Do tell me , if i we looking for a very large source of nitric in 55 gallon drums. Where would one look.

Ralph
 
Ralph,

Just look under chemicals in a city's yellow pages. The 55 gallon drums used for nitric must be stainless and requires about a $750 deposit.

MacMasterMike,

The standard acid copper plating solution runs about 28 ounces/gallon of copper sulfate and 7-8 oz/gal, by weight, of sulfuric acid. Pure copper is used as the anode and the parts to be plated are the cathode.

The formulas for most all plating systems are critical. When the ingredients get out of whack or, when impurities build up in the solution, the deposit at the cathode greatly suffers. With only a small amount of nickel, zinc, iron, etc., dissolving from the impure anode, the cathode deposit will be spongy and non-adherent. The plated copper will break loose and float (looks like floating turds) and will short out the electrodes. This makes the supposed copper cell worthless.
 
Thanks, I figured that just didn't want to look to stupid.
I was looking at an on site storage system. Tank and containment field, all the good EPA crap. But they tell me i can store it in approved shipping containers. So i figure save the trouble and expense and just leave it that way. What's the best method of handling it or transferring it from drum to vessel.

Thanks,

Ralph
 
Ralph,

Here's a post I made on transferring nitric to 1 gallon jugs.
http://goldrefiningforum.com/phpBB3/viewtopic.php?t=240

The simpliest way is to buy a special stainless "drum faucet" which fits in one of the two threaded openings on top of the drum. Use teflon tape on the threads. Get a "drum cradle". This is a dolly that allows the drum to sit horizontal.
http://www.bascousa.com/store/index.aspx?DEPARTMENT_ID=29

You can probably buy the faucet and cradle from the chemical supplier.
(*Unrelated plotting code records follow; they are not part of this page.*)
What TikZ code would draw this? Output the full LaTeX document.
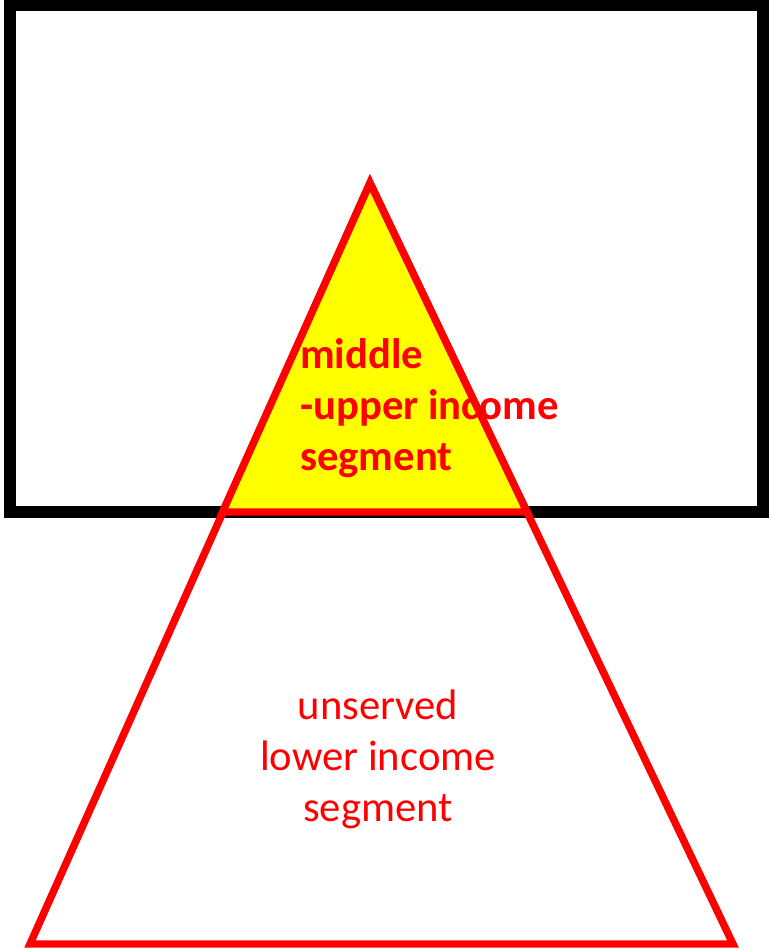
\documentclass[tikz,border=0pt]{standalone}
\usepackage{fontspec}
\setmainfont{Carlito}
\definecolor{pureyellow}{RGB}{255,255,0}
\definecolor{purered}{RGB}{255,0,0}
\begin{document}
\begin{tikzpicture}[x=0.75pt,y=-0.75pt,
  frame/.style={draw=black,line width=8.5pt},
  tri/.style={draw=purered,line width=5.6pt,line join=miter},
  lbl/.style={text=purered,inner sep=0pt,font=\fontsize{32}{38.25}\selectfont}]
\useasboundingbox (0,0) rectangle (769,949);
\coordinate (A) at (370,183);
\coordinate (L) at (30,944);
\coordinate (R) at (733,944);
\coordinate (ML) at (222.5,512);
\coordinate (MR) at (527,512);
\draw[frame] (10,5.5) rectangle (763,512);
\draw[tri] (A) -- (L) -- (R) -- cycle;
\draw[tri,fill=pureyellow] (A) -- (ML) -- (MR) -- cycle;
\node[lbl,font=\fontsize{32}{38.25}\selectfont\bfseries,align=left,anchor=west] (upper) at (300,408) {middle\\-upper income\\segment};
\node[lbl,align=center] (lower) at (378,759) {unserved\\lower income\\segment};
\end{tikzpicture}
\end{document}
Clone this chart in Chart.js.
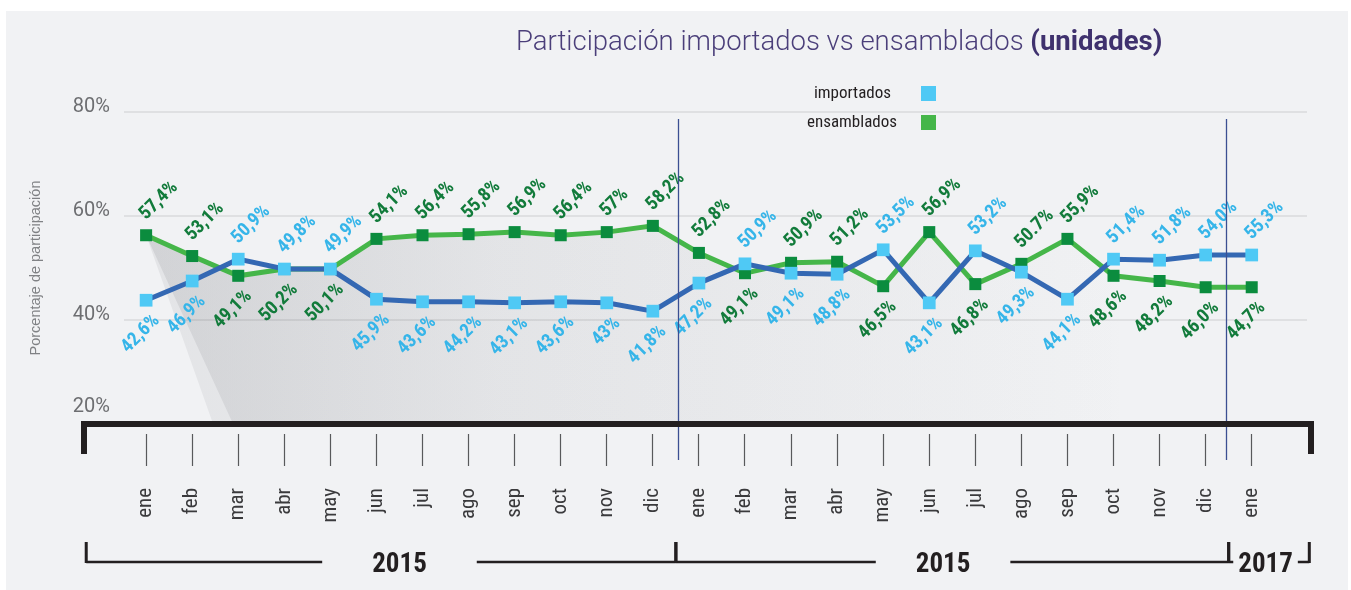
<!DOCTYPE html>
<html>
<head>
<meta charset="utf-8">
<script src="https://cdn.jsdelivr.net/npm/chart.js@4.4.1/dist/chart.umd.min.js"></script>
<style>
  html, body { margin: 0; padding: 0; background: #fff; }
  #cv { display: block; }
</style>
</head>
<body>
<canvas id="cv" width="1351" height="590"></canvas>
<script>
/* ── participación importados vs ensamblados ── */

const months = ['ene', 'feb', 'mar', 'abr', 'may', 'jun', 'jul', 'ago', 'sep', 'oct', 'nov', 'dic',
  'ene', 'feb', 'mar', 'abr', 'may', 'jun', 'jul', 'ago', 'sep', 'oct', 'nov', 'dic', 'ene'];

// plotted positions (%)
const importados = [43.8, 47.5, 51.7, 49.8, 49.8, 44.0, 43.5, 43.5, 43.3, 43.5, 43.3, 41.7,
  47.1, 50.8, 49.0, 48.8, 53.5, 43.3, 53.3, 49.2, 44.0, 51.7, 51.5, 52.5, 52.5];
const ensamblados = [56.3, 52.3, 48.5, 49.8, 49.8, 55.6, 56.3, 56.5, 56.9, 56.3, 56.9, 58.1,
  52.9, 49.0, 51.0, 51.2, 46.5, 56.9, 46.9, 50.8, 55.6, 48.5, 47.5, 46.3, 46.3];

// printed value labels
const importadosLbl = ['42,6%', '46,9%', '50,9%', '49,8%', '49,9%', '45,9%', '43,6%', '44,2%', '43,1%', '43,6%', '43%', '41,8%',
  '47,2%', '50,9%', '49,1%', '48,8%', '53,5%', '43,1%', '53,2%', '49,3%', '44,1%', '51,4%', '51,8%', '54,0%', '55,3%'];
const ensambladosLbl = ['57,4%', '53,1%', '49,1%', '50,2%', '50,1%', '54,1%', '56,4%', '55,8%', '56,9%', '56,4%', '57%', '58,2%',
  '52,8%', '49,1%', '50,9%', '51,2%', '46,5%', '56,9%', '46,8%', '50.7%', '55,9%', '48,6%', '48,2%', '46,0%', '44,7%'];

const yTicks = [20, 40, 60, 80];
const years = ['2015', '2015', '2017'];
const yearSpans = [[-1.3, 11.5], [11.5, 23.5], [23.5, 25.25]];
const yearMid = [5.5, 17.3, 24.3];
const dividers = [11.55, 23.45];

const NARROW = "'Liberation Sans Narrow', 'Roboto Condensed', 'Liberation Sans', sans-serif";
const INK = '#231f20';

function pts(arr) { return arr.map((v, i) => ({ x: i, y: v })); }

// grey fading "shadow" under the ensamblados line
function drawShadow(c) {
  const g = c.ctx, ca = c.chartArea;
  const p = c.getDatasetMeta(1).data;
  const layer = (slant, a) => {
    const gr = g.createLinearGradient(p[0].x, 0, 1150, 0);
    gr.addColorStop(0, 'rgba(60,62,70,' + a + ')');
    gr.addColorStop(0.35, 'rgba(60,62,70,' + (a * 0.45) + ')');
    gr.addColorStop(1, 'rgba(60,62,70,0)');
    g.beginPath();
    g.moveTo(p[0].x, p[0].y);
    p.forEach(q => g.lineTo(q.x, q.y));
    g.lineTo(p[p.length - 1].x, ca.bottom);
    g.lineTo(p[0].x + slant, ca.bottom);
    g.closePath();
    g.fillStyle = gr; g.fill();
  };
  g.save();
  layer(67, 0.08);
  layer(87, 0.10);
  g.restore();
}

function drawValueLabels(c) {
  const g = c.ctx;
  const sets = [[0, importadosLbl, '#36b5e9'], [1, ensambladosLbl, '#127b3b']];
  g.save();
  g.font = 'bold 19px ' + NARROW;
  g.textBaseline = 'alphabetic';
  sets.forEach(([di, lbls, col]) => {
    const own = c.data.datasets[di].data, other = c.data.datasets[1 - di].data;
    c.getDatasetMeta(di).data.forEach((pt, i) => {
      const above = own[i].y > other[i].y || (own[i].y === other[i].y && di === 0);
      g.save();
      g.translate(pt.x + (above ? 0 : 14), pt.y + (above ? -15 : 21));
      g.rotate(-Math.PI / 4);
      g.textAlign = above ? 'left' : 'right';
      g.fillStyle = col;
      g.fillText(lbls[i], 0, 0);
      g.restore();
    });
  });
  g.restore();
}

function drawAxisBar(c) {
  const g = c.ctx, ca = c.chartArea, xs = c.scales.x;
  g.save();
  // divider lines between years
  g.strokeStyle = '#3b4f92'; g.lineWidth = 1.3;
  dividers.forEach(v => {
    const x = Math.round(xs.getPixelForValue(v)) + 0.5;
    g.beginPath(); g.moveTo(x, ca.top + 7); g.lineTo(x, 460); g.stroke();
  });
  // thick bracket bar
  const l = ca.left - 40, r = ca.right + 4, y = ca.bottom;
  g.strokeStyle = INK; g.lineWidth = 6; g.lineJoin = 'miter';
  g.beginPath(); g.moveTo(l, 454); g.lineTo(l, y); g.lineTo(r, y); g.lineTo(r, 454); g.stroke();
  g.restore();
}

function drawYears(c) {
  const g = c.ctx, xs = c.scales.x;
  const pad = [50, 40, 5];
  const ly = 562;
  g.save();
  g.font = 'bold 27px ' + NARROW;
  g.fillStyle = INK; g.strokeStyle = INK;
  g.textAlign = 'center'; g.textBaseline = 'alphabetic';
  years.forEach((t, i) => {
    const a = xs.getPixelForValue(yearSpans[i][0]), b = xs.getPixelForValue(yearSpans[i][1]);
    const m = xs.getPixelForValue(yearMid[i]);
    const w = g.measureText(t).width / 2 + pad[i];
    g.fillText(t, m, 572);
    g.lineWidth = 2.5;
    g.beginPath(); g.moveTo(a, ly); g.lineTo(m - w, ly); g.moveTo(m + w, ly); g.lineTo(b, ly); g.stroke();
    g.lineWidth = 3;
    g.beginPath(); g.moveTo(a, 542); g.lineTo(a, ly + 1); g.moveTo(b, 542); g.lineTo(b, ly + 1); g.stroke();
  });
  g.restore();
}

function drawTitleLegend(c) {
  const g = c.ctx;
  g.save();
  g.textBaseline = 'alphabetic'; g.textAlign = 'left';
  const t1 = 'Participación importados vs ensamblados ', t2 = '(unidades)';
  g.font = '300 27.5px Roboto, sans-serif';
  g.fillStyle = '#4b3f7a';
  g.fillText(t1, 516, 50);
  const w = g.measureText(t1).width;
  g.font = 'bold 27.5px Roboto, sans-serif';
  g.fillStyle = '#3f316e';
  g.fillText(t2, 516 + w, 50);

  // legend: text right-aligned, swatch on the right
  g.font = '17px ' + NARROW;
  g.textAlign = 'right'; g.textBaseline = 'middle';
  const sw = [c.data.datasets[0].pointBackgroundColor, c.data.datasets[1].borderColor];
  c.data.datasets.forEach((ds, i) => {
    const y = 94 + i * 29;
    g.fillStyle = INK;
    g.fillText(ds.label, 891 + i * 6, y);
    g.fillStyle = sw[i];
    g.fillRect(921, y - 8, 15, 15);
  });
  g.restore();
}

const deco = {
  id: 'deco',
  beforeDraw(c) {
    const g = c.ctx;
    g.save();
    g.fillStyle = '#fff'; g.fillRect(0, 0, c.width, c.height);
    g.fillStyle = '#f1f2f4'; g.fillRect(6, 11, 1342, 579);
    g.restore();
  },
  beforeDatasetsDraw(c) { drawShadow(c); },
  afterDatasetsDraw(c) {
    drawValueLabels(c);
    drawAxisBar(c);
  },
  afterDraw(c) {
    drawYears(c);
    drawTitleLegend(c);
  }
};

new Chart(document.getElementById('cv'), {
  type: 'line',
  data: {
    datasets: [{
      label: 'importados',
      data: pts(importados),
      borderColor: '#3468b3',
      borderWidth: 5,
      pointStyle: 'rect',
      pointRadius: 9,
      pointBorderWidth: 0,
      pointBackgroundColor: '#4fc9f5',
      tension: 0
    }, {
      label: 'ensamblados',
      data: pts(ensamblados),
      borderColor: '#45b649',
      borderWidth: 5,
      pointStyle: 'rect',
      pointRadius: 8.5,
      pointBorderWidth: 0,
      pointBackgroundColor: '#0b8c3e',
      tension: 0
    }]
  },
  options: {
    responsive: false,
    animation: false,
    layout: { padding: { top: 112, right: 44, left: 0, bottom: 0 } },
    plugins: { legend: { display: false }, title: { display: false }, tooltip: { enabled: false } },
    scales: {
      x: {
        type: 'linear',
        min: -0.48, max: 25.2,
        afterBuildTicks: s => { s.ticks = months.map((m, i) => ({ value: i })); },
        afterFit: s => { s.height = 166; },
        border: { display: false },
        grid: {
          drawOnChartArea: false, drawTicks: true, tickLength: 42,
          tickColor: '#58595b', tickWidth: 1.2, tickBorderDash: [0, 10, 32, 10]
        },
        ticks: {
          autoSkip: false, minRotation: 90, maxRotation: 90, padding: 22,
          color: '#3a3a3c', font: { family: NARROW, size: 21 },
          callback: v => months[Math.round(v)]
        }
      },
      y: {
        min: 20, max: 80,
        afterBuildTicks: s => { s.ticks = yTicks.map(v => ({ value: v })); },
        afterFit: s => { s.width = 124; },
        border: { display: false },
        grid: {
          drawTicks: false, lineWidth: 2,
          color: ctx => ctx.tick && ctx.tick.value === 20 ? 'rgba(0,0,0,0)' : '#dfe0e2'
        },
        ticks: {
          padding: 14, labelOffset: -5,
          color: '#6d6e71', font: { family: 'Roboto, sans-serif', size: 20, weight: 400 },
          callback: v => v === 20 ? [v + '%', ''] : v + '%'
        },
        title: {
          display: true, text: 'Porcentaje de participación',
          color: '#808285', font: { family: "'Liberation Sans', sans-serif", size: 14.5 },
          padding: { top: 27, bottom: 0 }
        }
      }
    }
  },
  plugins: [deco]
});
</script>
</body>
</html>
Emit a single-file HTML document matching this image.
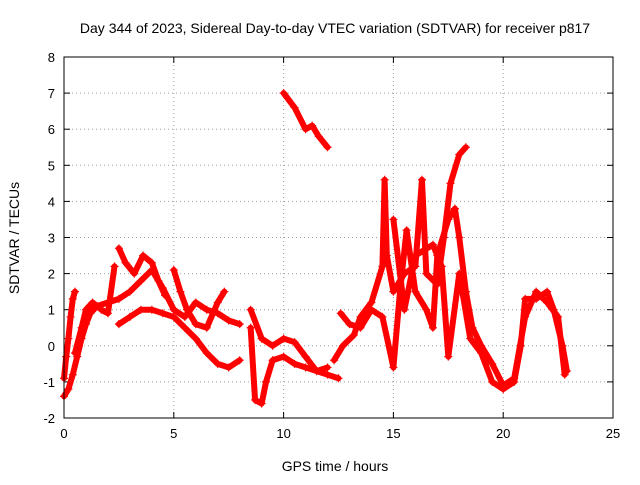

When using the faucet, crack open the other opening a bit to allow air in, so the acid won't gurgle as it comes out.

They also make stainless hand operated pumps that screw into the bung and are used with the drum upright.
 
Are these coatings painted on or chopped on with a gun? I sure like the chopped on coatings.

There are also plastic containers available, for spills, that the drum cradles sit in. They hold 66 to 75 gallons - just in case. Check the bottom of the drum cradle link. This one also acts as a cradle.
http://www.bascousa.com/store/item.aspx?DEPARTMENT_ID=29&ITEM_ID=936

The link also has SS faucets, somewhere.